● EXERCISE DIRECTIONS
Reproduce the lines of the material exactly, excluding every image.

● GIVEN MATERIAL
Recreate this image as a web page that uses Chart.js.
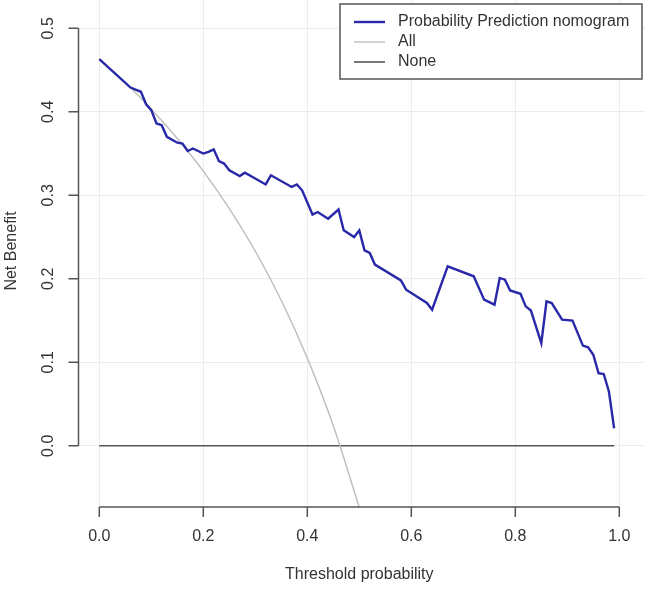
<!DOCTYPE html>
<html>
<head>
<meta charset="utf-8">
<script src="https://cdn.jsdelivr.net/npm/chart.js@4.4.1/dist/chart.umd.min.js"></script>
<style>
  html, body { margin: 0; padding: 0; background: #fff; }
  #wrap { width: 645px; height: 590px; }
</style>
</head>
<body>
<div id="wrap"><canvas id="dca"></canvas></div>
<script>
// Threshold probabilities and net benefit
const nomogramThreshold = [
  0.00, 0.06, 0.08, 0.09, 0.10, 0.11, 0.12, 0.13, 0.15, 0.16,
  0.17, 0.18, 0.20, 0.21, 0.22, 0.23, 0.24, 0.25, 0.27, 0.28,
  0.32, 0.33, 0.37, 0.38, 0.39, 0.41, 0.42, 0.44, 0.46, 0.47,
  0.49, 0.50, 0.51, 0.52, 0.53, 0.58, 0.59, 0.63, 0.64, 0.67,
  0.72, 0.74, 0.76, 0.77, 0.78, 0.79, 0.81, 0.82, 0.83, 0.85,
  0.86, 0.87, 0.89, 0.91, 0.93, 0.94, 0.95, 0.96, 0.97, 0.98,
  0.99
];
const nomogramBenefit = [
  0.463, 0.429, 0.424, 0.409, 0.402, 0.386, 0.384, 0.370, 0.363, 0.362,
  0.353, 0.356, 0.350, 0.352, 0.355, 0.341, 0.338, 0.330, 0.323, 0.327,
  0.313, 0.324, 0.310, 0.313, 0.306, 0.277, 0.280, 0.272, 0.283, 0.258,
  0.250, 0.258, 0.234, 0.231, 0.217, 0.198, 0.187, 0.171, 0.163, 0.215,
  0.203, 0.175, 0.169, 0.201, 0.199, 0.186, 0.182, 0.167, 0.162, 0.123,
  0.173, 0.171, 0.151, 0.150, 0.120, 0.118, 0.109, 0.087, 0.086, 0.065,
  0.021
];

const allThreshold = [0.00, 0.05, 0.10, 0.15, 0.20, 0.25, 0.30, 0.35, 0.40, 0.45, 0.50];
const allBenefit = [0.463, 0.435, 0.403, 0.368, 0.329, 0.284, 0.233, 0.174, 0.105, 0.024, -0.074];

const noneThreshold = [0.00, 0.99];
const noneBenefit = [0, 0];

const xTicks = [0.0, 0.2, 0.4, 0.6, 0.8, 1.0];
const yTicks = [0.0, 0.1, 0.2, 0.3, 0.4, 0.5];

const seriesLabels = ["Probability Prediction nomogram", "All", "None"];

const FONT = "16px 'Liberation Sans', Arial, sans-serif";
const TEXT = "#333333";
const AXIS = "#555555";

function toPoints(xs, ys) {
  return xs.map((x, i) => ({ x: x, y: ys[i] }));
}

// R-style axes, ticks and titles
const baseAxesPlugin = {
  id: "baseAxes",
  afterDraw: (chart) => {
    const { ctx, chartArea } = chart;
    const xs = chart.scales.x;
    const ys = chart.scales.y;
    const axisY = chartArea.bottom;
    const axisX = chartArea.left;

    ctx.save();
    ctx.strokeStyle = AXIS;
    ctx.lineWidth = 1.5;

    // x axis
    ctx.beginPath();
    ctx.moveTo(xs.getPixelForValue(xTicks[0]), axisY);
    ctx.lineTo(xs.getPixelForValue(xTicks[xTicks.length - 1]), axisY);
    xTicks.forEach((t) => {
      const px = xs.getPixelForValue(t);
      ctx.moveTo(px, axisY);
      ctx.lineTo(px, axisY + 10);
    });
    ctx.stroke();

    // y axis
    ctx.beginPath();
    ctx.moveTo(axisX, ys.getPixelForValue(yTicks[0]));
    ctx.lineTo(axisX, ys.getPixelForValue(yTicks[yTicks.length - 1]));
    yTicks.forEach((t) => {
      const py = ys.getPixelForValue(t);
      ctx.moveTo(axisX, py);
      ctx.lineTo(axisX - 10, py);
    });
    ctx.stroke();

    ctx.fillStyle = TEXT;
    ctx.font = FONT;
    ctx.textAlign = "center";
    ctx.textBaseline = "middle";

    xTicks.forEach((t) => {
      ctx.fillText(t.toFixed(1), xs.getPixelForValue(t), axisY + 30);
    });
    ctx.fillText("Threshold probability", xs.getPixelForValue(0.5), axisY + 68);

    yTicks.forEach((t) => {
      ctx.save();
      ctx.translate(axisX - 30, ys.getPixelForValue(t));
      ctx.rotate(-Math.PI / 2);
      ctx.fillText(t.toFixed(1), 0, 0);
      ctx.restore();
    });

    ctx.save();
    ctx.translate(12, 251);
    ctx.rotate(-Math.PI / 2);
    ctx.fillText("Net Benefit", 0, 0);
    ctx.restore();

    ctx.restore();
  },
};

// Boxed legend in the top right corner
const boxLegendPlugin = {
  id: "boxLegend",
  afterDraw: (chart) => {
    const { ctx } = chart;
    const left = 340, top = 4, right = 642, bottom = 79;
    ctx.save();
    ctx.fillStyle = "#ffffff";
    ctx.fillRect(left, top, right - left, bottom - top);
    ctx.strokeStyle = AXIS;
    ctx.lineWidth = 1.5;
    ctx.strokeRect(left, top, right - left, bottom - top);

    ctx.font = FONT;
    ctx.textAlign = "left";
    ctx.textBaseline = "middle";
    chart.data.datasets.forEach((ds, i) => {
      const y = 22 + i * 20;
      ctx.strokeStyle = ds.borderColor;
      ctx.lineWidth = ds.borderWidth;
      ctx.beginPath();
      ctx.moveTo(354, y);
      ctx.lineTo(385, y);
      ctx.stroke();
      ctx.fillStyle = TEXT;
      ctx.fillText(ds.label, 398, y);
    });
    ctx.restore();
  },
};

const ctx = document.getElementById("dca").getContext("2d");

new Chart(ctx, {
  type: "line",
  data: {
    datasets: [
      {
        label: seriesLabels[0],
        data: toPoints(nomogramThreshold, nomogramBenefit),
        borderColor: "#2828a8",
        borderWidth: 2.4,
        pointRadius: 0,
        tension: 0,
        order: 0,
      },
      {
        label: seriesLabels[1],
        data: toPoints(allThreshold, allBenefit),
        borderColor: "#bdbdbd",
        borderWidth: 1.4,
        pointRadius: 0,
        cubicInterpolationMode: "monotone",
        clip: false,
        order: 1,
      },
      {
        label: seriesLabels[2],
        data: toPoints(noneThreshold, noneBenefit),
        borderColor: "#555555",
        borderWidth: 1.6,
        pointRadius: 0,
        order: 2,
      },
    ],
  },
  options: {
    responsive: true,
    maintainAspectRatio: false,
    animation: false,
    layout: {
      padding: { left: 78.5, right: 0, top: 0, bottom: 83 },
    },
    plugins: {
      legend: { display: false },
      tooltip: { enabled: false },
    },
    scales: {
      x: {
        type: "linear",
        min: -0.04,
        max: 1.0494,
        afterBuildTicks: (scale) => {
          scale.ticks = xTicks.map((v) => ({ value: v }));
        },
        ticks: { display: false },
        border: { display: false },
        grid: { color: "#ececec", lineWidth: 1, drawTicks: false },
      },
      y: {
        type: "linear",
        min: -0.0733,
        max: 0.5339,
        afterBuildTicks: (scale) => {
          scale.ticks = yTicks.map((v) => ({ value: v }));
        },
        ticks: { display: false },
        border: { display: false },
        grid: { color: "#ececec", lineWidth: 1, drawTicks: false },
      },
    },
  },
  plugins: [baseAxesPlugin, boxLegendPlugin],
});
</script>
</body>
</html>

● RIGHT ANSWER
Recreate this image as a web page that uses Chart.js.
<!DOCTYPE html>
<html>
<head>
<meta charset="utf-8">
<script src="https://cdn.jsdelivr.net/npm/chart.js@4.4.1/dist/chart.umd.min.js"></script>
<style>
  html, body { margin: 0; padding: 0; background: #fff; }
  #wrap { width: 645px; height: 590px; }
</style>
</head>
<body>
<div id="wrap"><canvas id="dca"></canvas></div>
<script>
// Threshold probabilities and net benefit
const nomogramThreshold = [
  0.00, 0.06, 0.08, 0.09, 0.10, 0.11, 0.12, 0.13, 0.15, 0.16,
  0.17, 0.18, 0.20, 0.21, 0.22, 0.23, 0.24, 0.25, 0.27, 0.28,
  0.32, 0.33, 0.37, 0.38, 0.39, 0.41, 0.42, 0.44, 0.46, 0.47,
  0.49, 0.50, 0.51, 0.52, 0.53, 0.58, 0.59, 0.63, 0.64, 0.67,
  0.72, 0.74, 0.76, 0.77, 0.78, 0.79, 0.81, 0.82, 0.83, 0.85,
  0.86, 0.87, 0.89, 0.91, 0.93, 0.94, 0.95, 0.96, 0.97, 0.98,
  0.99
];
const nomogramBenefit = [
  0.463, 0.429, 0.424, 0.409, 0.402, 0.386, 0.384, 0.370, 0.363, 0.362,
  0.353, 0.356, 0.350, 0.352, 0.355, 0.341, 0.338, 0.330, 0.323, 0.327,
  0.313, 0.324, 0.310, 0.313, 0.306, 0.277, 0.280, 0.272, 0.283, 0.258,
  0.250, 0.258, 0.234, 0.231, 0.217, 0.198, 0.187, 0.171, 0.163, 0.215,
  0.203, 0.175, 0.169, 0.201, 0.199, 0.186, 0.182, 0.167, 0.162, 0.123,
  0.173, 0.171, 0.151, 0.150, 0.120, 0.118, 0.109, 0.087, 0.086, 0.065,
  0.021
];

const allThreshold = [0.00, 0.05, 0.10, 0.15, 0.20, 0.25, 0.30, 0.35, 0.40, 0.45, 0.50];
const allBenefit = [0.463, 0.435, 0.403, 0.368, 0.329, 0.284, 0.233, 0.174, 0.105, 0.024, -0.074];

const noneThreshold = [0.00, 0.99];
const noneBenefit = [0, 0];

const xTicks = [0.0, 0.2, 0.4, 0.6, 0.8, 1.0];
const yTicks = [0.0, 0.1, 0.2, 0.3, 0.4, 0.5];

const seriesLabels = ["Probability Prediction nomogram", "All", "None"];

const FONT = "16px 'Liberation Sans', Arial, sans-serif";
const TEXT = "#333333";
const AXIS = "#555555";

function toPoints(xs, ys) {
  return xs.map((x, i) => ({ x: x, y: ys[i] }));
}

// R-style axes, ticks and titles
const baseAxesPlugin = {
  id: "baseAxes",
  afterDraw: (chart) => {
    const { ctx, chartArea } = chart;
    const xs = chart.scales.x;
    const ys = chart.scales.y;
    const axisY = chartArea.bottom;
    const axisX = chartArea.left;

    ctx.save();
    ctx.strokeStyle = AXIS;
    ctx.lineWidth = 1.5;

    // x axis
    ctx.beginPath();
    ctx.moveTo(xs.getPixelForValue(xTicks[0]), axisY);
    ctx.lineTo(xs.getPixelForValue(xTicks[xTicks.length - 1]), axisY);
    xTicks.forEach((t) => {
      const px = xs.getPixelForValue(t);
      ctx.moveTo(px, axisY);
      ctx.lineTo(px, axisY + 10);
    });
    ctx.stroke();

    // y axis
    ctx.beginPath();
    ctx.moveTo(axisX, ys.getPixelForValue(yTicks[0]));
    ctx.lineTo(axisX, ys.getPixelForValue(yTicks[yTicks.length - 1]));
    yTicks.forEach((t) => {
      const py = ys.getPixelForValue(t);
      ctx.moveTo(axisX, py);
      ctx.lineTo(axisX - 10, py);
    });
    ctx.stroke();

    ctx.fillStyle = TEXT;
    ctx.font = FONT;
    ctx.textAlign = "center";
    ctx.textBaseline = "middle";

    xTicks.forEach((t) => {
      ctx.fillText(t.toFixed(1), xs.getPixelForValue(t), axisY + 30);
    });
    ctx.fillText("Threshold probability", xs.getPixelForValue(0.5), axisY + 68);

    yTicks.forEach((t) => {
      ctx.save();
      ctx.translate(axisX - 30, ys.getPixelForValue(t));
      ctx.rotate(-Math.PI / 2);
      ctx.fillText(t.toFixed(1), 0, 0);
      ctx.restore();
    });

    ctx.save();
    ctx.translate(12, 251);
    ctx.rotate(-Math.PI / 2);
    ctx.fillText("Net Benefit", 0, 0);
    ctx.restore();

    ctx.restore();
  },
};

// Boxed legend in the top right corner
const boxLegendPlugin = {
  id: "boxLegend",
  afterDraw: (chart) => {
    const { ctx } = chart;
    const left = 340, top = 4, right = 642, bottom = 79;
    ctx.save();
    ctx.fillStyle = "#ffffff";
    ctx.fillRect(left, top, right - left, bottom - top);
    ctx.strokeStyle = AXIS;
    ctx.lineWidth = 1.5;
    ctx.strokeRect(left, top, right - left, bottom - top);

    ctx.font = FONT;
    ctx.textAlign = "left";
    ctx.textBaseline = "middle";
    chart.data.datasets.forEach((ds, i) => {
      const y = 22 + i * 20;
      ctx.strokeStyle = ds.borderColor;
      ctx.lineWidth = ds.borderWidth;
      ctx.beginPath();
      ctx.moveTo(354, y);
      ctx.lineTo(385, y);
      ctx.stroke();
      ctx.fillStyle = TEXT;
      ctx.fillText(ds.label, 398, y);
    });
    ctx.restore();
  },
};

const ctx = document.getElementById("dca").getContext("2d");

new Chart(ctx, {
  type: "line",
  data: {
    datasets: [
      {
        label: seriesLabels[0],
        data: toPoints(nomogramThreshold, nomogramBenefit),
        borderColor: "#2828a8",
        borderWidth: 2.4,
        pointRadius: 0,
        tension: 0,
        order: 0,
      },
      {
        label: seriesLabels[1],
        data: toPoints(allThreshold, allBenefit),
        borderColor: "#bdbdbd",
        borderWidth: 1.4,
        pointRadius: 0,
        cubicInterpolationMode: "monotone",
        clip: false,
        order: 1,
      },
      {
        label: seriesLabels[2],
        data: toPoints(noneThreshold, noneBenefit),
        borderColor: "#555555",
        borderWidth: 1.6,
        pointRadius: 0,
        order: 2,
      },
    ],
  },
  options: {
    responsive: true,
    maintainAspectRatio: false,
    animation: false,
    layout: {
      padding: { left: 78.5, right: 0, top: 0, bottom: 83 },
    },
    plugins: {
      legend: { display: false },
      tooltip: { enabled: false },
    },
    scales: {
      x: {
        type: "linear",
        min: -0.04,
        max: 1.0494,
        afterBuildTicks: (scale) => {
          scale.ticks = xTicks.map((v) => ({ value: v }));
        },
        ticks: { display: false },
        border: { display: false },
        grid: { color: "#ececec", lineWidth: 1, drawTicks: false },
      },
      y: {
        type: "linear",
        min: -0.0733,
        max: 0.5339,
        afterBuildTicks: (scale) => {
          scale.ticks = yTicks.map((v) => ({ value: v }));
        },
        ticks: { display: false },
        border: { display: false },
        grid: { color: "#ececec", lineWidth: 1, drawTicks: false },
      },
    },
  },
  plugins: [baseAxesPlugin, boxLegendPlugin],
});
</script>
</body>
</html>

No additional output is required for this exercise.